Kemenhub Bakal Tindak Tegas Truk Obesitas yang Masih Berkeliaran

Mulai 1 Mei 2020, para pelanggaran truk obesitas dapat ditindak tegas.

oleh Pipit Ika Ramadhani diperbarui 13 Mar 2020, 20:17 WIB
Empat truk ODOL yang disita petugas BPTP Riau Kepri diparkirkan di Terminal AKAP Pekanbaru. (Liputan6.com/M Syukur)

Liputan6.com, Jakarta - Sebanyak 77 persen truk yang menyeberang dari Pelabuhan Merak, Banten merupakan kendaraan obesitas atau Over Dimention Over Load (ODOL).

Direktur Transportasi Sungai, Danau, dan Penyeberangan Kemehub, Chandra Irawan mengatakan kurangnya sosialisasi dan jumlah personil pengawasan di lapangan menjadi kendala aturan mengenai kendaraan obesitas belum efektif.

"Hingga 6 Maret, ada 397 truk yang melakukan penyeberangan dan yang ODOL sebanyak 283 unit, sehingga persentasenya 77 persen," jabarnya saat temu media di Jakarat, Jumat (13/03/2020).

Sementara itu, hal serupa juga ditemukan pada rute penyeberangan Ketapang menuju Gilimanuk, Bali. Namun, jumlah pelanggar tidak sebanyak di Pelabuhan Merak.

"Di Pelabuhan Ketapang 205 unit truk dan yang odol 50 unit sehingga persentasenya 24 persen," sebut Chandra.

Untuk itu, Chandra berjanji berjanji mulai 1 Mei mendatang para pelanggara dapat ditindak tegas. Sebab, diketahui sebelumnya, beroperasinya kendaraan obesitas dinilai sangat merugikan operator jalan tol dan meningkatkan risiko kecelakaan, serta inefisiensi akibat kondisi jalan rusak yang ditimbulkan.

Kerusakan jalan akibat odol juga memicu peningkatan anggaran untuk pemeliharaan jalan nasional, jalan tol, dan jalan provinsi dengan rata-rata Rp 43,45 triliun per tahun.

Saksikan Video Pilihan di Bawah Ini:


Larangan Truk Obesitas Bisa Bangkitkan Angkutan Kereta dan Laut

Ilustrasi (Istimewa)

Pengamat transportasi dari Universitas Katolik Soegijapranata (Unika) Djoko Setijowarno, meminta kepada pemerintah untuk menindak tegas angkutan barang yang kelebihan muatan atau truk obesitas. Selain itu, pemerintah harus memberikan angkutan barang alternatif selain menggunakan truk. 

Djoko menjelaskan, penanganan angkutan barang yang over dimension over load (ODOL) atau biasa disebut dengan truk obesitas komprehensif menyentuh kepentingan individual pelaku, organisasi serta sistem.
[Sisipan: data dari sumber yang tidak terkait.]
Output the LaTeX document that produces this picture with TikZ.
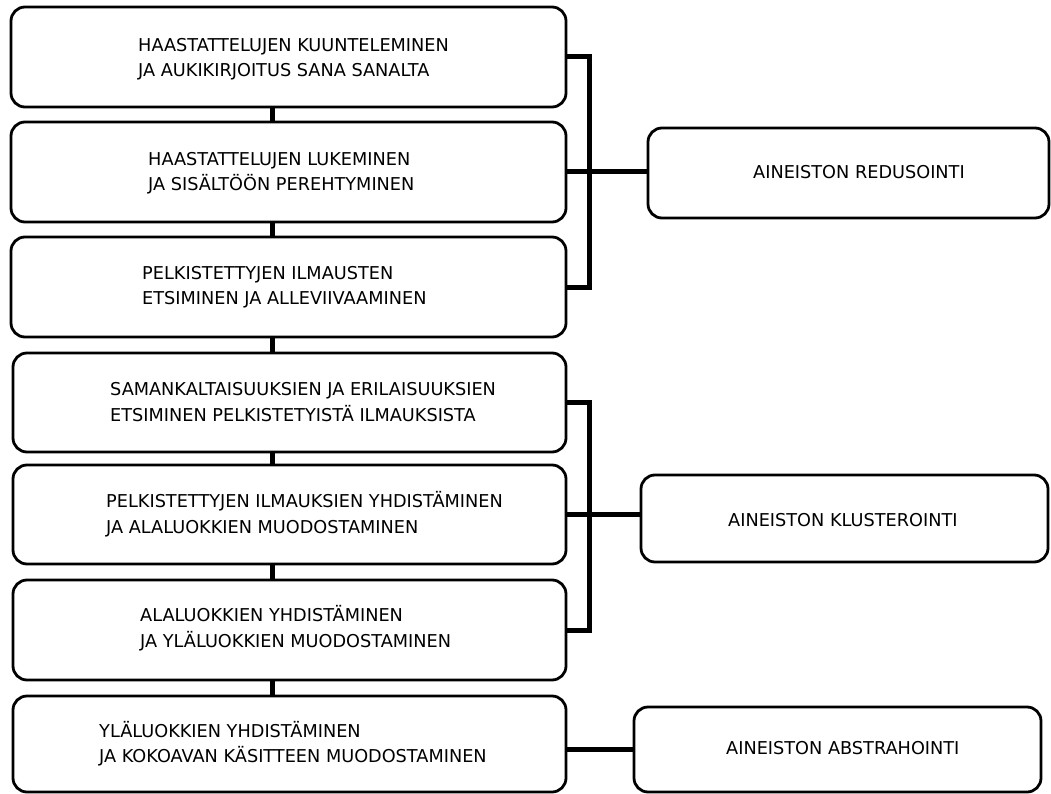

Ketegasan tindakan hukum menyangkut truk ODOL ini membutuhkan penyesuaian dari pihak pemerintah maupun asosiasi pengangkut.

"Ketegasan penanganan akan menurunkan risiko, namun pelaksanaannya dianggap sulit dilihat dari fakta tentang lambatnya asosiasi industri angkutan beradaptasi, pengabaian kelaikan, dan ketidaktaatan pelaku usaha," kata Djoko kepada Liputan6.com, Rabu (11/3/2020). Akibatnya, banyak terjadi kecelakaan karena truk obesitas.

Ia pun menyarankan beberapa strategi yang bisa dilakukan, yakni pertama, melakukan segmentasi atau memilah penanganan yang berdampak besar. Baik pemilahan sasaran jenis truk obesitas, maupun tipe komoditas.

Kedua, melakukan operasi rutin namun bersifat random untuk industri pelaku ODOL dengan tidak hanya mengandalkan jembatan timbang. Perlu juga adanya peralatan portable dengan lokasi di titik atau ruas dari asal komoditas yang diangkut, sehingga tidak sempat sampai di jalan.

Tindakan terhadap pelaku pelanggaran hendaknya tidak hanya pada pengangkut, tetapi yang terlibat pada mata rantai pelanggaran. "Operasi ini harus didukung dengan sistem dan aplikasi digital untuk kemudahan pencatatan dan kendali tindakan," ungkapnya.